Author: Lucy Sanna
Genre: Fiction
Publisher: HarperCollins Publisher, 2016
Pages: 352
Rating: Recommend
Synopsis: A memorable coming-of-age story and love story, laced with suspense, which explores a hidden side of the home front during World War II, when German POWs were put to work in a Wisconsin farm community. . .with dark and unexpected consequences.
The war has taken its toll on the Christiansen family. With food rationed and money scarce, Charlotte struggles to keep her family well fed. Her teenage daughter, Kate, raises rabbits to earn money for college and dreams of becoming a writer. Her husband, Thomas, struggles to keep the farm going while their son, and most of the other local men, are fighting in Europe.
When their upcoming cherry harvest is threatened, strong-willed Charlotte helps persuade local authorities to allow German war prisoners from a nearby camp to the pick the fruit.
But when Thomas befriends one of the prisoners, a teacher named Karl, and invites him to tutor Kate, the implications of Charlotte's decision become apparent - especially when she finds herself unexpectedly drawn to Karl. So busy are they with the prisoners that Charlotte and Thomas fail to see that Kate is becoming a young woman, with dreams and temptations of her own - including a secret romance with the son of a wealthy, war-profiteering senator. And when their beloved Ben returns home, bitter and injured, bearing an intense hatred of Germans, Charlotte's secrets threaten to explode their world.

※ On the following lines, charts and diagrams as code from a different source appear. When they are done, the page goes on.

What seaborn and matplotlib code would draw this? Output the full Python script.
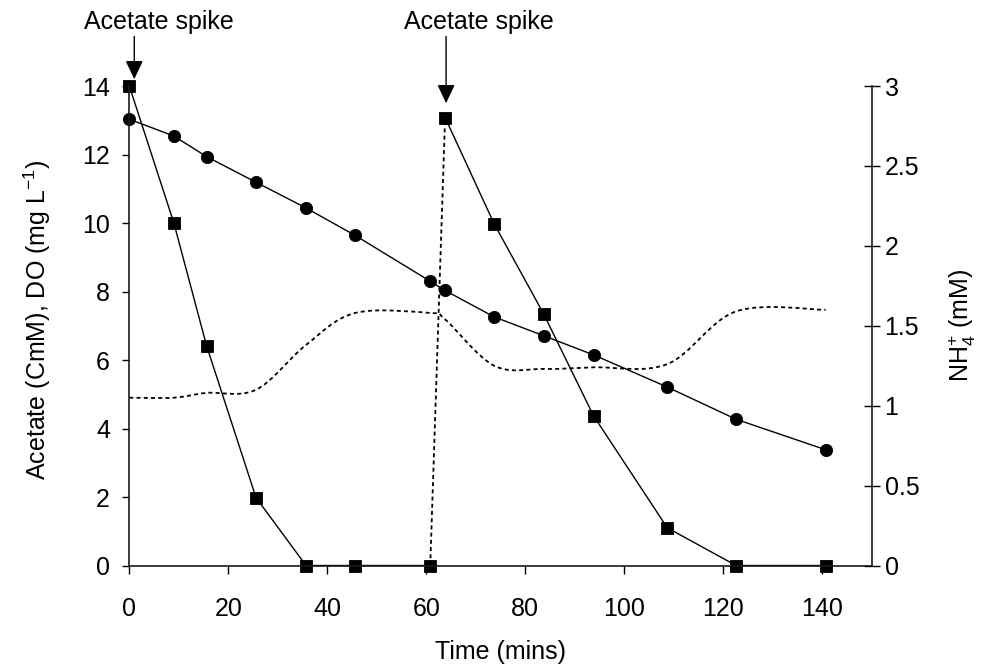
import numpy as np
import pandas as pd
import matplotlib
matplotlib.use("Agg")
import matplotlib.pyplot as plt
from matplotlib.path import Path
from matplotlib.patches import PathPatch
import seaborn as sns

# Sampling times (min) shared by every series
time_min = [0, 9, 15.6, 25.6, 35.7, 45.6, 60.8, 63.8, 73.7, 83.7, 93.8, 108.7, 122.6, 140.7]
# Acetate (C-mM), squares
acetate_cmm = [14.0, 10.0, 6.42, 1.98, 0.0, 0.0, 0.0, 13.08, 9.98, 7.35, 4.37, 1.1, 0.0, 0.0]
# Dissolved oxygen (mg/L), circles
do_mg_l = [13.03, 12.54, 11.94, 11.19, 10.44, 9.64, 8.30, 8.03, 7.26, 6.71, 6.15, 5.21, 4.27, 3.38]
# Ammonium (mM), smoothed dotted curve on the right axis
nh4_mm = [1.05, 1.05, 1.08, 1.10, 1.38, 1.58, 1.58, 1.54, 1.25, 1.23, 1.24, 1.26, 1.59, 1.60]

# Acetate additions: arrow x, arrow tip (left-axis units)
spike_labels = ["Acetate spike", "Acetate spike"]
spike_arrow_x = [1.0, 64.0]
spike_arrow_tip = [14.2, 13.5]
spike_text_x = [6.0, 70.7]

x_ticks = [0, 20, 40, 60, 80, 100, 120, 140]
left_ticks = [0, 2, 4, 6, 8, 10, 12, 14]
right_ticks = [0, 0.5, 1, 1.5, 2, 2.5, 3]
right_tick_labels = ["0", "0.5", "1", "1.5", "2", "2.5", "3"]

df = pd.DataFrame({"time": time_min, "acetate": acetate_cmm, "do": do_mg_l, "nh4": nh4_mm})

sns.set_theme(style="ticks")
plt.rcParams["font.family"] = ["Liberation Sans", "DejaVu Sans"]
plt.rcParams["mathtext.fontset"] = "custom"
plt.rcParams["mathtext.rm"] = "Liberation Sans"
plt.rcParams["mathtext.it"] = "Liberation Sans:italic"
plt.rcParams["mathtext.bf"] = "Liberation Sans:bold"

FS = 18
fig = plt.figure(figsize=(9.82, 6.69), dpi=100)
ax = fig.add_axes([0.1317, 0.1547, 0.8877 - 0.1317, 0.8714 - 0.1547])
ax2 = ax.twinx()

line_kw = dict(color="black", lw=1.0, estimator=None, sort=False, legend=False,
               markeredgecolor="black", markeredgewidth=0.6)

# DO: circles joined by a solid line
sns.lineplot(data=df, x="time", y="do", ax=ax, marker="o", markersize=8.8, **line_kw)

# Acetate: solid decay segments, dotted jump at the second addition
first = df.iloc[0:7]
jump = df.iloc[6:8]
second = df.iloc[7:14]
sns.lineplot(data=first, x="time", y="acetate", ax=ax, marker="s", markersize=8.6, **line_kw)
sns.lineplot(data=jump, x="time", y="acetate", ax=ax, linestyle=(0, (2.2, 1.8)),
             color="black", lw=1.3, estimator=None, sort=False, legend=False)
sns.lineplot(data=second, x="time", y="acetate", ax=ax, marker="s", markersize=8.6, **line_kw)

for ln in ax.lines:
    ln.set_clip_on(False)

# NH4+: smoothed (Bezier) dotted curve through the measured values
t = np.asarray(time_min, float)
v = np.asarray(nh4_mm, float)
pts = np.column_stack([t, v])
verts = [tuple(pts[0])]
codes = [Path.MOVETO]
n = len(pts)
for i in range(n - 1):
    p0 = pts[i - 1] if i > 0 else pts[i]
    p1 = pts[i]
    p2 = pts[i + 1]
    p3 = pts[i + 2] if i + 2 < n else pts[i + 1]
    c1 = p1 + (p2 - p0) / 6.0
    c2 = p2 - (p3 - p1) / 6.0
    verts += [tuple(c1), tuple(c2), tuple(p2)]
    codes += [Path.CURVE4, Path.CURVE4, Path.CURVE4]
nh4_patch = PathPatch(Path(verts, codes), facecolor="none", edgecolor="black",
                      lw=1.3, linestyle=(0, (2.2, 1.8)))
ax2.add_patch(nh4_patch)

# Axes limits and ticks
ax.set_xlim(0, 150)
ax.set_ylim(0, 14)
ax2.set_ylim(0, 3)
ax.set_xticks(x_ticks)
ax.set_xticklabels([str(x) for x in x_ticks])
ax.set_yticks(left_ticks)
ax.set_yticklabels([str(y) for y in left_ticks])
ax2.set_yticks(right_ticks)
ax2.set_yticklabels(right_tick_labels)

ax.tick_params(axis="x", direction="out", length=5.5, width=1.0, pad=17,
               labelsize=FS, colors="black")
ax.tick_params(axis="y", direction="out", length=5, width=1.0, pad=9,
               labelsize=FS, colors="black")
ax2.tick_params(axis="y", direction="inout", length=11.5, width=1.0, pad=3.5,
                labelsize=FS, colors="black")

for a in (ax, ax2):
    a.spines["top"].set_visible(False)
    for s in a.spines.values():
        s.set_linewidth(1.2)
        s.set_color("#1a1a1a")
    a.grid(False)
    a.set_facecolor("none")
ax2.spines["left"].set_visible(False)
ax2.spines["bottom"].set_visible(False)
ax.spines["right"].set_visible(False)

ax.set_xlabel("Time (mins)", fontsize=FS, color="black")
ax.xaxis.set_label_coords(0.4993, -0.180)
ax.xaxis.label.set_va("center")

ax.set_ylabel(r"Acetate (CmM), DO (mg L$^{\mathregular{-1}}$)", fontsize=FS, color="black")
ax.yaxis.set_label_coords(-0.1243, 0.512)
ax.yaxis.label.set_va("center")

ax2.set_ylabel(r"NH$_{\mathregular{4}}^{\mathregular{+}}$ (mM)", fontsize=FS, color="black")
ax2.yaxis.set_label_coords(1.1217, 0.5016)
ax2.yaxis.label.set_va("center")

# Spike annotations
for lab, xa, tip, xt in zip(spike_labels, spike_arrow_x, spike_arrow_tip, spike_text_x):
    ax.annotate("", xy=(xa, tip), xytext=(xa, 15.45), xycoords="data",
                annotation_clip=False,
                arrowprops=dict(arrowstyle="-|>,head_length=0.95,head_width=0.45",
                                color="black", lw=1.0, shrinkA=0, shrinkB=0))
    ax.text(xt, 15.66, lab, ha="center", va="baseline", fontsize=FS,
            color="black", clip_on=False)

fig.savefig("out.png", dpi=100, facecolor="white")
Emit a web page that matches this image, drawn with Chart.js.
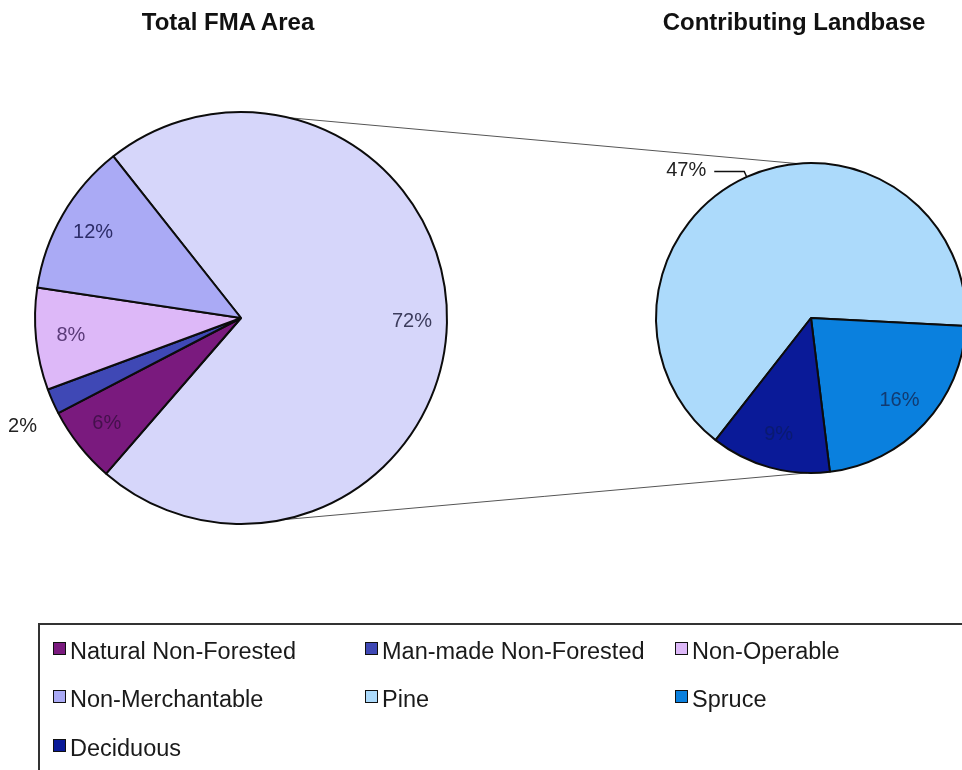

Review: A World War II novel set in the United States? Yes please. I was hooked from the first page. Approximately midway through something happened and I thought for sure this book had jumped the shark, but the author reigned it back in.
At times I wasn't sure if I was reading a historical fiction or young adult novel, but overall I enjoyed this. There was more this author could have explored, and several reviews mentioned the ending was rather weak, but still a different sort of World War II story. I'll take it.